The listing below must be repeated word for word, with its images excluded.

---+---

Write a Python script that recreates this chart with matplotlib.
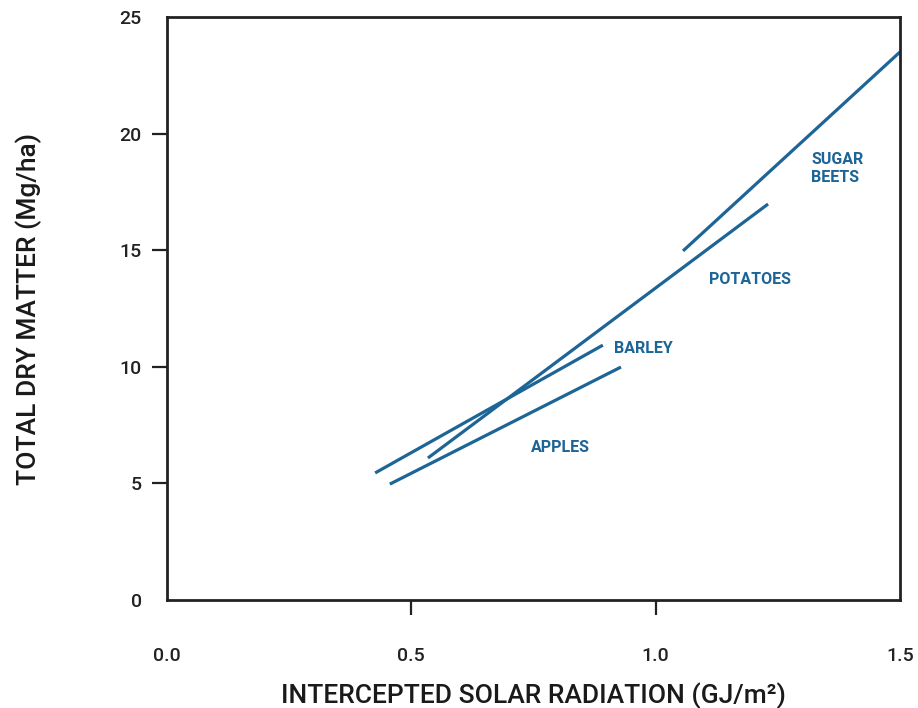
import matplotlib
matplotlib.use("Agg")
import matplotlib.pyplot as plt
from matplotlib.ticker import FixedLocator

# crop lines (start, end)
crops = ["SUGAR\nBEETS", "POTATOES", "BARLEY", "APPLES"]
x_start = [1.056, 0.534, 0.426, 0.456]
x_end = [1.500, 1.230, 0.892, 0.929]
y_start = [14.97, 6.09, 5.45, 4.97]
y_end = [23.50, 16.98, 10.93, 9.99]

# label anchors (left edge, vertical centre)
label_x = [1.318, 1.109, 0.915, 0.745]
label_y = [18.5, 13.76, 10.8, 6.52]

x_ticks = [0.0, 0.5, 1.0, 1.5]
y_ticks = [0, 5, 10, 15, 20, 25]

BLUE = "#1d6596"
FONT = ["Roboto", "DejaVu Sans"]

fig = plt.figure(figsize=(9.18, 7.08), dpi=100)
ax = fig.add_axes([0.1819, 0.1525, 0.7985, 0.8235])

for xs, xe, ys, ye in zip(x_start, x_end, y_start, y_end):
    ax.plot([xs, xe], [ys, ye], color=BLUE, lw=2.3, solid_capstyle="butt", clip_on=False)

for name, lx, ly in zip(crops, label_x, label_y):
    ax.text(lx, ly, name, color=BLUE, fontsize=11.5, fontweight="bold",
            family=FONT, ha="left", va="center", linespacing=1.25)

ax.set_xlim(0, 1.5)
ax.set_ylim(0, 25)

# labels on all ticks, marks only on the inner ones
ax.set_xticks(x_ticks)
ax.set_xticklabels([f"{v:.1f}" for v in x_ticks], family=FONT, fontsize=14,
                   fontweight="medium", color="#222222")
ax.set_yticks(y_ticks)
ax.set_yticklabels([str(v) for v in y_ticks], family=FONT, fontsize=14,
                   fontweight="medium", color="#222222")
ax.tick_params(axis="x", which="major", length=0, pad=34)
ax.tick_params(axis="y", which="major", length=0, pad=18)
ax.xaxis.remove_overlapping_locs = False
ax.yaxis.remove_overlapping_locs = False
ax.xaxis.set_minor_locator(FixedLocator(x_ticks[1:-1]))
ax.yaxis.set_minor_locator(FixedLocator(y_ticks[1:-1]))
ax.tick_params(which="minor", length=11, width=1.6, color="#222222")

for s in ax.spines.values():
    s.set_linewidth(2.0)
    s.set_color("#222222")

ax.set_xlabel("INTERCEPTED SOLAR RADIATION (GJ/m²)", family=FONT, fontsize=19,
              fontweight="medium", color="#1a1a1a")
ax.set_ylabel("TOTAL DRY MATTER (Mg/ha)", family=FONT, fontsize=19,
              fontweight="medium", color="#1a1a1a")
ax.xaxis.set_label_coords(0.5, -0.142)
ax.yaxis.set_label_coords(-0.171, 0.5)

fig.savefig("out.png", dpi=100)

---+---

• SOLUTION TO THIS TASK
Write a Python script that recreates this chart with matplotlib.
import matplotlib
matplotlib.use("Agg")
import matplotlib.pyplot as plt
from matplotlib.ticker import FixedLocator

# crop lines (start, end)
crops = ["SUGAR\nBEETS", "POTATOES", "BARLEY", "APPLES"]
x_start = [1.056, 0.534, 0.426, 0.456]
x_end = [1.500, 1.230, 0.892, 0.929]
y_start = [14.97, 6.09, 5.45, 4.97]
y_end = [23.50, 16.98, 10.93, 9.99]

# label anchors (left edge, vertical centre)
label_x = [1.318, 1.109, 0.915, 0.745]
label_y = [18.5, 13.76, 10.8, 6.52]

x_ticks = [0.0, 0.5, 1.0, 1.5]
y_ticks = [0, 5, 10, 15, 20, 25]

BLUE = "#1d6596"
FONT = ["Roboto", "DejaVu Sans"]

fig = plt.figure(figsize=(9.18, 7.08), dpi=100)
ax = fig.add_axes([0.1819, 0.1525, 0.7985, 0.8235])

for xs, xe, ys, ye in zip(x_start, x_end, y_start, y_end):
    ax.plot([xs, xe], [ys, ye], color=BLUE, lw=2.3, solid_capstyle="butt", clip_on=False)

for name, lx, ly in zip(crops, label_x, label_y):
    ax.text(lx, ly, name, color=BLUE, fontsize=11.5, fontweight="bold",
            family=FONT, ha="left", va="center", linespacing=1.25)

ax.set_xlim(0, 1.5)
ax.set_ylim(0, 25)

# labels on all ticks, marks only on the inner ones
ax.set_xticks(x_ticks)
ax.set_xticklabels([f"{v:.1f}" for v in x_ticks], family=FONT, fontsize=14,
                   fontweight="medium", color="#222222")
ax.set_yticks(y_ticks)
ax.set_yticklabels([str(v) for v in y_ticks], family=FONT, fontsize=14,
                   fontweight="medium", color="#222222")
ax.tick_params(axis="x", which="major", length=0, pad=34)
ax.tick_params(axis="y", which="major", length=0, pad=18)
ax.xaxis.remove_overlapping_locs = False
ax.yaxis.remove_overlapping_locs = False
ax.xaxis.set_minor_locator(FixedLocator(x_ticks[1:-1]))
ax.yaxis.set_minor_locator(FixedLocator(y_ticks[1:-1]))
ax.tick_params(which="minor", length=11, width=1.6, color="#222222")

for s in ax.spines.values():
    s.set_linewidth(2.0)
    s.set_color("#222222")

ax.set_xlabel("INTERCEPTED SOLAR RADIATION (GJ/m²)", family=FONT, fontsize=19,
              fontweight="medium", color="#1a1a1a")
ax.set_ylabel("TOTAL DRY MATTER (Mg/ha)", family=FONT, fontsize=19,
              fontweight="medium", color="#1a1a1a")
ax.xaxis.set_label_coords(0.5, -0.142)
ax.yaxis.set_label_coords(-0.171, 0.5)

fig.savefig("out.png", dpi=100)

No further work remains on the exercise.